─── AVAILABLE DATA

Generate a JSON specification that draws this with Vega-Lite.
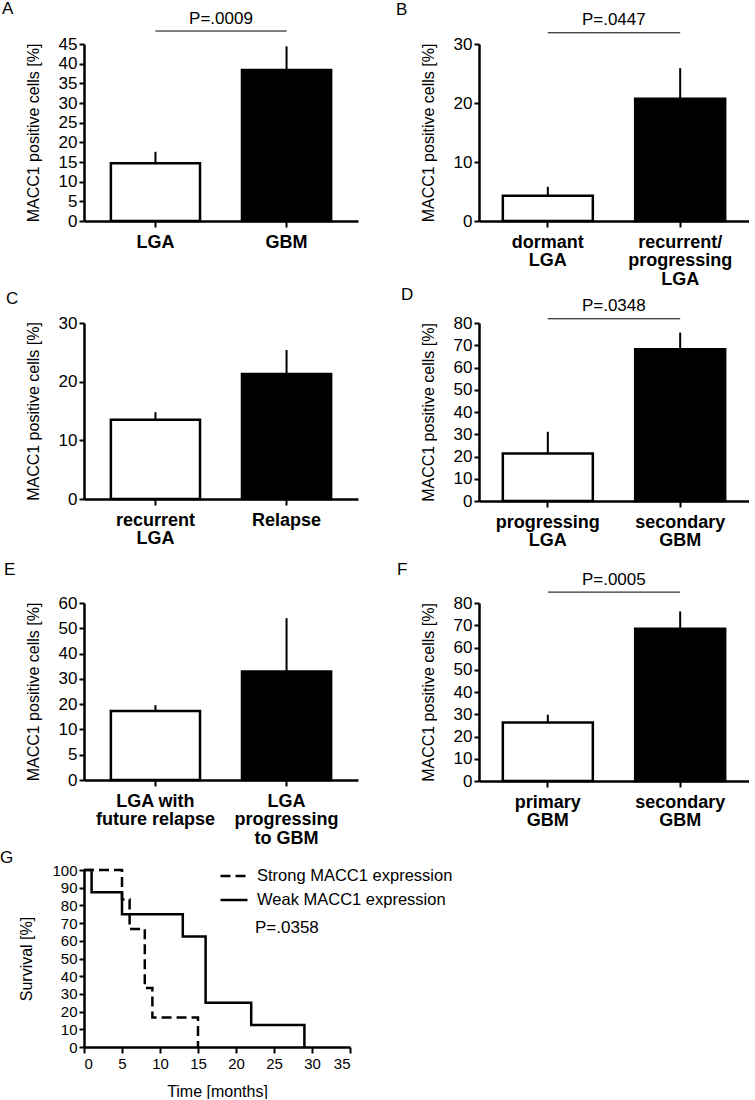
{
  "$schema": "https://vega.github.io/schema/vega-lite/v6.json",
  "background": "white",
  "padding": {"left": 0, "top": 0, "right": 0, "bottom": 0},
  "config": {
    "font": "Liberation Sans",
    "view": {"stroke": null},
    "title": {"anchor": "start", "frame": "group", "fontSize": 17, "fontWeight": "normal", "color": "black", "offset": 0},
    "axis": {
      "grid": false, "domainColor": "black", "domainWidth": 2.5, "tickColor": "black", "tickWidth": 2, "tickSize": 5,
      "labelColor": "black", "labelFontSize": 17, "labelPadding": 2, "titleFontSize": 16, "titleFontWeight": "normal",
      "titleColor": "black", "titlePadding": 17, "labelOverlap": false
    },
    "axisX": {
      "labelAngle": 0, "labelFontWeight": "bold", "labelFontSize": 18, "labelLineHeight": 18.5, "labelBaseline": "top",
      "tickSize": 6, "labelPadding": 6, "labelOverlap": false, "labelExpr": "split(datum.label, '\\n')"
    }
  },
  "spacing": 2,
  "bounds": "full",
  "vconcat": [
    {
      "columns": 2,
      "bounds": "flush",
      "spacing": {"row": 102, "column": 121},
      "concat": [
        {
          "title": {"text": "A", "dx": -82, "dy": 12},
          "width": 274, "height": 177,
          "data": {"values": [
            {"group": "LGA", "mean": 14.7, "upper": 17.6, "shade": "open", "p": "P=.0009", "pTo": "GBM"},
            {"group": "GBM", "mean": 38.4, "upper": 44.4, "shade": "solid"}
          ]},
          "encoding": {
            "x": {"field": "group", "type": "nominal", "sort": null, "scale": {"paddingInner": 0.32, "paddingOuter": 0.205}, "axis": {"title": null}},
            "y": {"field": "mean", "type": "quantitative", "scale": {"domain": [0, 45], "nice": false}, "axis": {"values": [0, 5, 10, 15, 20, 25, 30, 35, 40, 45], "title": "MACC1 positive cells [%]"}}
          },
          "layer": [
            {"mark": {"type": "bar", "stroke": "black", "strokeWidth": 2.5}, "encoding": {"fill": {"field": "shade", "type": "nominal", "scale": {"domain": ["open", "solid"], "range": ["white", "black"]}, "legend": null}}},
            {"mark": {"type": "rule", "color": "black", "strokeWidth": 2}, "encoding": {"y2": {"field": "upper"}}},
            {"transform": [{"filter": "isValid(datum.p)"}],
             "mark": {"type": "rule", "color": "black", "strokeWidth": 1, "clip": false},
             "encoding": {"x2": {"field": "pTo"}, "y": {"datum": 48.3, "type": "quantitative"}}},
            {"transform": [{"filter": "isValid(datum.p)"}],
             "mark": {"type": "text", "dx": 65.5, "fontSize": 17, "baseline": "alphabetic", "color": "black", "clip": false},
             "encoding": {"y": {"datum": 50, "type": "quantitative"}, "text": {"field": "p"}}}
          ]
        },
        {
          "title": {"text": "B", "dx": -83, "dy": 12},
          "width": 270, "height": 177,
          "data": {"values": [
            {"group": "dormant\nLGA", "mean": 4.3, "upper": 5.8, "shade": "open", "p": "P=.0447", "pTo": "recurrent/\nprogressing\nLGA"},
            {"group": "recurrent/\nprogressing\nLGA", "mean": 20.7, "upper": 25.9, "shade": "solid"}
          ]},
          "encoding": {
            "x": {"field": "group", "type": "nominal", "sort": null, "scale": {"paddingInner": 0.32, "paddingOuter": 0.18}, "axis": {"title": null}},
            "y": {"field": "mean", "type": "quantitative", "scale": {"domain": [0, 30], "nice": false}, "axis": {"values": [0, 10, 20, 30], "title": "MACC1 positive cells [%]"}}
          },
          "layer": [
            {"mark": {"type": "bar", "stroke": "black", "strokeWidth": 2.5}, "encoding": {"fill": {"field": "shade", "type": "nominal", "scale": {"domain": ["open", "solid"], "range": ["white", "black"]}, "legend": null}}},
            {"mark": {"type": "rule", "color": "black", "strokeWidth": 2}, "encoding": {"y2": {"field": "upper"}}},
            {"transform": [{"filter": "isValid(datum.p)"}],
             "mark": {"type": "rule", "color": "black", "strokeWidth": 1, "clip": false},
             "encoding": {"x2": {"field": "pTo"}, "y": {"datum": 31.9, "type": "quantitative"}}},
            {"transform": [{"filter": "isValid(datum.p)"}],
             "mark": {"type": "text", "dx": 66, "fontSize": 17, "baseline": "alphabetic", "color": "black", "clip": false},
             "encoding": {"y": {"datum": 33.3, "type": "quantitative"}, "text": {"field": "p"}}}
          ]
        },
        {
          "title": {"text": "C", "dx": -78, "dy": -2},
          "width": 274, "height": 176,
          "data": {"values": [
            {"group": "recurrent\nLGA", "mean": 13.5, "upper": 14.8, "shade": "open"},
            {"group": "Relapse", "mean": 21.3, "upper": 25.4, "shade": "solid"}
          ]},
          "encoding": {
            "x": {"field": "group", "type": "nominal", "sort": null, "scale": {"paddingInner": 0.32, "paddingOuter": 0.205}, "axis": {"title": null}},
            "y": {"field": "mean", "type": "quantitative", "scale": {"domain": [0, 30], "nice": false}, "axis": {"values": [0, 10, 20, 30], "title": "MACC1 positive cells [%]"}}
          },
          "layer": [
            {"mark": {"type": "bar", "stroke": "black", "strokeWidth": 2.5}, "encoding": {"fill": {"field": "shade", "type": "nominal", "scale": {"domain": ["open", "solid"], "range": ["white", "black"]}, "legend": null}}},
            {"mark": {"type": "rule", "color": "black", "strokeWidth": 2}, "encoding": {"y2": {"field": "upper"}}}
          ]
        },
        {
          "title": {"text": "D", "dx": -78, "dy": 11},
          "width": 270, "height": 178,
          "data": {"values": [
            {"group": "progressing\nLGA", "mean": 21.4, "upper": 31.1, "shade": "open", "p": "P=.0348", "pTo": "secondary\nGBM"},
            {"group": "secondary\nGBM", "mean": 68.2, "upper": 75.7, "shade": "solid"}
          ]},
          "encoding": {
            "x": {"field": "group", "type": "nominal", "sort": null, "scale": {"paddingInner": 0.32, "paddingOuter": 0.18}, "axis": {"title": null}},
            "y": {"field": "mean", "type": "quantitative", "scale": {"domain": [0, 80], "nice": false}, "axis": {"values": [0, 10, 20, 30, 40, 50, 60, 70, 80], "title": "MACC1 positive cells [%]"}}
          },
          "layer": [
            {"mark": {"type": "bar", "stroke": "black", "strokeWidth": 2.5}, "encoding": {"fill": {"field": "shade", "type": "nominal", "scale": {"domain": ["open", "solid"], "range": ["white", "black"]}, "legend": null}}},
            {"mark": {"type": "rule", "color": "black", "strokeWidth": 2}, "encoding": {"y2": {"field": "upper"}}},
            {"transform": [{"filter": "isValid(datum.p)"}],
             "mark": {"type": "rule", "color": "black", "strokeWidth": 1, "clip": false},
             "encoding": {"x2": {"field": "pTo"}, "y": {"datum": 81.9, "type": "quantitative"}}},
            {"transform": [{"filter": "isValid(datum.p)"}],
             "mark": {"type": "text", "dx": 66, "fontSize": 17, "baseline": "alphabetic", "color": "black", "clip": false},
             "encoding": {"y": {"datum": 85.2, "type": "quantitative"}, "text": {"field": "p"}}}
          ]
        },
        {
          "title": {"text": "E", "dx": -80, "dy": -11},
          "width": 274, "height": 177,
          "data": {"values": [
            {"group": "LGA with\nfuture relapse", "mean": 17.3, "upper": 19.6, "shade": "open"},
            {"group": "LGA\nprogressing\nto GBM", "mean": 32.9, "upper": 54, "shade": "solid"}
          ]},
          "encoding": {
            "x": {"field": "group", "type": "nominal", "sort": null, "scale": {"paddingInner": 0.32, "paddingOuter": 0.205}, "axis": {"title": null}},
            "y": {"field": "mean", "type": "quantitative", "scale": {"domain": [0, 10, 60], "range": [177, 126.4, 0]}, "axis": {"values": [0, 5, 10, 20, 30, 40, 50, 60], "title": "MACC1 positive cells [%]"}}
          },
          "layer": [
            {"mark": {"type": "bar", "stroke": "black", "strokeWidth": 2.5}, "encoding": {"fill": {"field": "shade", "type": "nominal", "scale": {"domain": ["open", "solid"], "range": ["white", "black"]}, "legend": null}}},
            {"mark": {"type": "rule", "color": "black", "strokeWidth": 2}, "encoding": {"y2": {"field": "upper"}}}
          ]
        },
        {
          "title": {"text": "F", "dx": -82, "dy": 12},
          "width": 270, "height": 178,
          "data": {"values": [
            {"group": "primary\nGBM", "mean": 26.3, "upper": 29.8, "shade": "open", "p": "P=.0005", "pTo": "secondary\nGBM"},
            {"group": "secondary\nGBM", "mean": 68.4, "upper": 76.2, "shade": "solid"}
          ]},
          "encoding": {
            "x": {"field": "group", "type": "nominal", "sort": null, "scale": {"paddingInner": 0.32, "paddingOuter": 0.18}, "axis": {"title": null}},
            "y": {"field": "mean", "type": "quantitative", "scale": {"domain": [0, 80], "nice": false}, "axis": {"values": [0, 10, 20, 30, 40, 50, 60, 70, 80], "title": "MACC1 positive cells [%]"}}
          },
          "layer": [
            {"mark": {"type": "bar", "stroke": "black", "strokeWidth": 2.5}, "encoding": {"fill": {"field": "shade", "type": "nominal", "scale": {"domain": ["open", "solid"], "range": ["white", "black"]}, "legend": null}}},
            {"mark": {"type": "rule", "color": "black", "strokeWidth": 2}, "encoding": {"y2": {"field": "upper"}}},
            {"transform": [{"filter": "isValid(datum.p)"}],
             "mark": {"type": "rule", "color": "black", "strokeWidth": 1, "clip": false},
             "encoding": {"x2": {"field": "pTo"}, "y": {"datum": 84.9, "type": "quantitative"}}},
            {"transform": [{"filter": "isValid(datum.p)"}],
             "mark": {"type": "text", "dx": 66, "fontSize": 17, "baseline": "alphabetic", "color": "black", "clip": false},
             "encoding": {"y": {"datum": 88.1, "type": "quantitative"}, "text": {"field": "p"}}}
          ]
        }
      ]
    },
    {
      "title": {"text": "G", "dx": -84, "dy": 8},
      "width": 266, "height": 177,
      "data": {"values": [
        {"group": "Strong MACC1 expression", "time": 0, "survival": 100, "p": "P=.0358"},
        {"group": "Strong MACC1 expression", "time": 5, "survival": 83.3},
        {"group": "Strong MACC1 expression", "time": 6, "survival": 66.7},
        {"group": "Strong MACC1 expression", "time": 8, "survival": 33.3},
        {"group": "Strong MACC1 expression", "time": 9, "survival": 16.7},
        {"group": "Strong MACC1 expression", "time": 15, "survival": 0},
        {"group": "Weak MACC1 expression", "time": 0, "survival": 100},
        {"group": "Weak MACC1 expression", "time": 1, "survival": 87.5},
        {"group": "Weak MACC1 expression", "time": 5, "survival": 75},
        {"group": "Weak MACC1 expression", "time": 13, "survival": 62.5},
        {"group": "Weak MACC1 expression", "time": 16, "survival": 25},
        {"group": "Weak MACC1 expression", "time": 22, "survival": 12.5},
        {"group": "Weak MACC1 expression", "time": 29, "survival": 0}
      ]},
      "encoding": {
        "x": {"field": "time", "type": "quantitative", "scale": {"domain": [0, 35], "nice": false},
              "axis": {"values": [0, 5, 10, 15, 20, 25, 30, 35], "title": "Time [months]", "labelFontWeight": "normal", "labelFontSize": 15, "labelPadding": 3, "titlePadding": 12, "labelExpr": "datum.label", "labelOverlap": false}},
        "y": {"field": "survival", "type": "quantitative", "scale": {"domain": [0, 100], "nice": false},
              "axis": {"values": [0, 10, 20, 30, 40, 50, 60, 70, 80, 90, 100], "title": "Survival [%]", "labelFontSize": 15, "labelOverlap": false}}
      },
      "layer": [
        {
          "mark": {"type": "line", "interpolate": "step-after", "strokeWidth": 2.5, "color": "black"},
          "encoding": {
            "strokeDash": {"field": "group", "type": "nominal",
              "scale": {"domain": ["Strong MACC1 expression", "Weak MACC1 expression"], "range": [[10, 5], [1, 0]]},
              "legend": {"title": null, "orient": "none", "legendX": 135, "legendY": 817, "symbolType": "stroke", "symbolSize": 729,
                         "symbolStrokeWidth": 2.5, "symbolStrokeColor": "black", "labelFontSize": 16.5, "labelColor": "black",
                         "labelOffset": 8, "rowPadding": -10, "labelLimit": 400}}
          }
        },
        {
          "transform": [{"filter": "isValid(datum.p)"}],
          "mark": {"type": "text", "align": "left", "baseline": "alphabetic", "fontSize": 17, "color": "black"},
          "encoding": {"x": {"datum": 22.5, "type": "quantitative"}, "y": {"datum": 64.4, "type": "quantitative"}, "text": {"field": "p"}}
        }
      ]
    }
  ]
}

──────

Review the material and copy each line in which the word "with" appears.

• **SOLUTION TO THIS TASK**
Generate a JSON specification that draws this with Vega-Lite.
            {"group": "LGA with\nfuture relapse", "mean": 17.3, "upper": 19.6, "shade": "open"},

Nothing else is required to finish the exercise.